The USSR occupies first place in the world in gross volume of production of milk and butter and in commercial processing of milk (1972). Enterprises with the capacity to process 50, 100, and 200 tons of milk per day predominate; there are even larger ones (500 and 1,000 tons per day). The dairy industry in 1972 included 50 large, well-equipped, and highly mechanized milk-canning and milk-bottling combines, which produced over 1 billion cans of concentrated milk per year and 150,000 tons of powdered milk (whole and skimmed).
Modern-day dairy combines and plants process the raw material fully; manufacture a wide assortment of products; and are equipped with mechanized and automated lines for bottling, filling cartons, and using other types of packaging. They have pasteurizers and refrigerators, separators, evaporating devices, cheese-makers, and automatic machines for packaging products.
In 1972 the total yield of milk in other socialist countries was 1.7 million tons in Bulgaria, 5.3 million tons in Czechoslovakia, 7.5 million tons in the German Democratic Republic (GDR), 1.7 million tons in Hungary, 15.8 million tons in Poland, 4.3 million tons in Rumania, and 3 million tons in Yugoslavia.
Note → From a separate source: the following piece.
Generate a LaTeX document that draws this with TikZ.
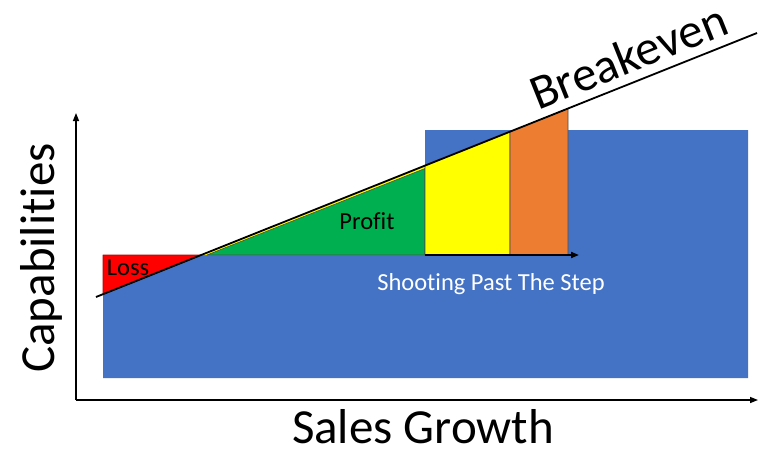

About 14,400 tons of butter were industrially produced in Bulgaria, 101,500 tons in Czechoslovakia, 249,000 tons in the GDR, 17,800 tons in Hungary, 162,000 tons in Poland, and 32,500 tons in Rumania.
The total production of milk in selected capitalist countries in 1972 was 54.6 million tons in the USA, 28.7 million tons in France (1971), 21.4 million tons in the Federal Republic of Germany (FRG), 14.1 million tons in Great Britain, 10 million tons in Italy, 8.9 million tons in Holland, and 4.8 million tons in Denmark. The industrial production of butter in 1972 was 542,000 tons in France, 503,000 tons in the USA, 471,000 tons in the FRG (1971), 163,000 tons in Holland, 122,000 tons in Denmark (1971), 95,000 tons in Great Britain, and 45,000 tons in Sweden. Cheese-making is developed in France, the USA, the FRG, Holland, Denmark, Switzerland, and a number of other countries.